MON SATURNIN A MOI

Le marché du mardi
Le marché du mardi

 

 

 

 

 

 

 

 

 

 

 

 

 

Entre monts du Vaucluse

et Grand Luberon:

le village de Saint-Saturnin d'Apt

 

 

 

 

 

 

 

 

 

 

 

 

 

 

C'est le pape Fabien qui envoya le bon saint évangéliser la Gaule. Chemin faisant, il ne rencontra pas son copain Honoré mais bien Honest, du côté de Nîmes. Ils firent route ensemble jusqu'à Pampelune où ils se joignirent à Firmin. Celui-ci ne devint pas leur chauffeur mais fut élevé plus tard à la sainteté, comme ses potes. Honest fut martyrisé et Saturnin revint s'établir à Toulouse, où on l'appelle Sernin depuis lors.

 

C'est en quittant un mien ami (voir plus bas) que j'ai visité le pittoresque marché du mardi matin. On y trouve un peu de tout, même en ce début d'arrière-saison, mais il s'agit principalement de revendeurs: les producteurs commercialisant en direct sont remarquablement absents et les prix - provençaux - s'en ressentent. A noter un étale de produits dérivés du porc noir ibérique très bien approvisionné et présenté avec savoir-faire; on en mangerait! 

 

C'est néanmoins plus bas, sur la route qui conduit à Apt, que j'ai acheté de l'huile d'olive au moulin Jullien, une entreprise familiale qui triture là depuis 1919. Mon ami me l'avait recommandée et il n'a pas eu tort: issues toutes les deux d'aglandau, il en existe une variété "traditionnelle", au fruité mûr, et une autre, de cueillette plus précoce, au fruité bien vert avec pas mal d'ardence. J'aime cela. C'est je pense mon voisin d'en face, le pittoresque et sympathiqe Gennaro de Benedittis, moulinier et grossiste en matériel de pressurage, qui les a équipés. Il y est connu comme un sou neuf, notre Rital de voisin. En Provence, le sou neuf est une variante du loup blanc, vous l'aurez compris. 

 

Que faisais-je là?

 

L'ami en question, un des principaux "michels" de ce blog, possède depuis quelques années une résidence secondaire sur les hauteurs du village. Sa femme et lui l'ont transformée en un véritable paradis terrestre et les enfants - suités des petits-enfants - du couple, plus une lithanie d'amis, prennent les lieux d'assaut durant tous les mois d'été. Michel, né dans une famille nombreuse, rappelle volontiers l'origine rurale de ses propes grands-parents et je pense que le clan renoue avec la tradition des grandes bâtisses fermières où toute la famille se retrouve aux beaux jours, en parfaite communion. Il ne faut surtout pas perturber cette harmonie et je lui rends donc plus volontiers visite en dehors de la "saison", d'autant que là, j'avais également une livraison à lui faire. C'est un connaisseur.

 

Il se fait que notre homme a charge d'enseignement à la faculté de médecine d'une grande université belge et que, même si la retraite se profile à l'horizon, il met un point d'honneur à vérifier son syllabus avant chaque année académique, pour le mettre ainsi à jour. Certains étudiants ont bien de la chance  - "O fortunatos studentes, si bona norint  etc ...", je disloque l'hexamètre - quand je pense aux souillons incompréhensibles que nos "bons maîtres" à nous avaient le culot de nous vendre, W. Geptz et R. Crockaert en tête. Et hop, on balance et on prend sa petite revanche sur leur manque de professionnalisme. Ce n'est pas la seule raison de mes mauvaises prestations dans leur branche, je l'admets bien volontiers, mais cet état de choses y a bien contribué. Et le voilà donc seul une semaine, Monsieur le Professeur, comme un saint ermite en retraite au fond du prieuré.

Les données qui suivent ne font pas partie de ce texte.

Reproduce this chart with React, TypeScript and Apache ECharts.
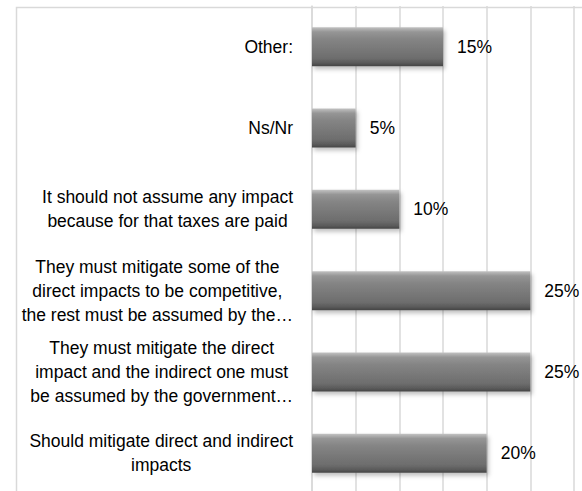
import React, { useEffect, useRef } from "react";
import * as echarts from "echarts";

const categories = [
  "Should mitigate direct and indirect\nimpacts",
  "They must mitigate the direct\nimpact and the indirect one must\nbe assumed by the government…",
  "They must mitigate some of the\ndirect impacts to be competitive,\nthe rest must be assumed by the…",
  "It should not assume any impact\nbecause for that taxes are paid",
  "Ns/Nr",
  "Other:",
];
const values = [20, 25, 25, 10, 5, 15];
const xTicks = [0, 5, 10, 15, 20, 25, 30];

const FONT = "'Liberation Sans', Arial, sans-serif";

export default function App() {
  const ref = useRef<HTMLDivElement>(null);
  useEffect(() => {
    if (!ref.current) return;
    const chart = echarts.init(ref.current, undefined, { renderer: "svg" });
    chart.setOption({
      animation: false,
      backgroundColor: "#ffffff",
      graphic: [
        {
          type: "rect",
          left: 14,
          top: 5,
          shape: { width: 700, height: 700 },
          style: { fill: "none", stroke: "#d9d9d9", lineWidth: 1.5 },
          z: -1,
        },
      ],
      grid: {
        left: 312,
        top: 6,
        width: 262,
        height: 488,
        containLabel: false,
        outerBoundsMode: "none",
      },
      xAxis: {
        type: "value",
        min: xTicks[0],
        max: xTicks[xTicks.length - 1],
        interval: 5,
        axisLabel: { show: false },
        axisLine: { show: false },
        axisTick: { show: false },
        splitLine: { show: true, lineStyle: { color: "#d9d9d9", width: 1.5 } },
      },
      yAxis: {
        type: "category",
        data: categories,
        axisLine: { show: true, lineStyle: { color: "#d9d9d9", width: 1.5 } },
        axisTick: { show: false },
        axisLabel: {
          margin: 19,
          formatter: (v: string) => v.split("\n").map((l) => `{c|${l}}`).join("\n"),
          rich: {
            c: {
              align: "center",
              fontFamily: FONT,
              fontSize: 17.5,
              lineHeight: 24,
              color: "#000",
            },
          },
        },
      },
      series: [
        {
          type: "bar",
          data: values,
          barWidth: 39,
          itemStyle: {
            color: new echarts.graphic.LinearGradient(0, 0, 0, 1, [
              { offset: 0, color: "#c2c2c2" },
              { offset: 0.12, color: "#969696" },
              { offset: 0.3, color: "#858585" },
              { offset: 0.8, color: "#6d6d6d" },
              { offset: 0.92, color: "#5a5a5a" },
              { offset: 1, color: "#444444" },
            ]),
            shadowColor: "rgba(0,0,0,0.25)",
            shadowBlur: 4,
            shadowOffsetX: 2,
            shadowOffsetY: 3,
          },
          label: {
            show: true,
            position: "right",
            distance: 14,
            formatter: (p: any) => `${p.value}%`,
            fontFamily: FONT,
            fontSize: 17.5,
            color: "#000",
          },
        },
      ],
    });
    return () => chart.dispose();
  }, []);
  return (
    <div
      ref={ref}
      style={{ position: "fixed", left: 0, top: 0, width: 582, height: 491 }}
    />
  );
}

C'est bien mon Saturnin à moi! 

 

Victime d'un gros bouchon du côté de Béziers Mont-Blanc, plus d'une heure d'embouteillage, ce n'est que vers l'heure du dîner que mon arrivée a pu offrir aux chiens de son voisin le privilège de se manifester. Commençait alors une soirée en vis-à-vis qui me fit beaucoup de bien, au-delà de tout ce que Michel a pu percevoir. En effet, c'est Villard et son Condrieu qui m'ont accueilli tandis que le boeuf - nous sommes tous deux d'impénitents viandards - avait à peine commencé à griller (servi archi-bleu) que déjà la Côte Rôtie le remplaçait (Gerin, svp!). 

 

Cela s'est poursuivi jusqu'une heure du matin, car nous avions pas mal de choses à nous raconter. Vous savez, vous qui connaissez bien le domaine, que Christine et moi devons nous battre sur plusieurs fronts à la fois pour le moment, commercialement, viticulturellement et aussi dans le cadre de circonstances familiales. J'ai pu exposer, sans le bassinner pour autant, quelques aspects de mes incertitudes à Michel. Nous avons également échangé nos vues sur le monde actuel - sans chercher à le refaire - qui coïncident pour une large part. Bizarrement, son back-ground et le mien sont assez dissemblables, nos sources d'information passent par des canaux différents, mais notre ressenti est le même. Et nous n'envisageons pas un redressement prochain, ni une évolution qui aille dans le sens de notre morale, largement superposable. Il n'est pas certain que les braves gens aient pris le pouvoir, en Occident ou ailleurs. 

 

Mais laissons cela. Un petit croissant et de la confiote d'abricots maison plus tard, la mi-matinée me vit prendre la route, vers le marché hebdomadiare du village d'abord, puis vers Saint-Rémy où une crèmière m'a presque offert son sourire et deux jolis banons ensuite. J'ai gardé pour moi l'argent du beurre. Le Banon, ce chèvre obtenu par la méthode dite du "caillé doux", est devenu rare à cause de la sécheresse dans sa zone de production, et aussi en raison de la demande en progression croissante.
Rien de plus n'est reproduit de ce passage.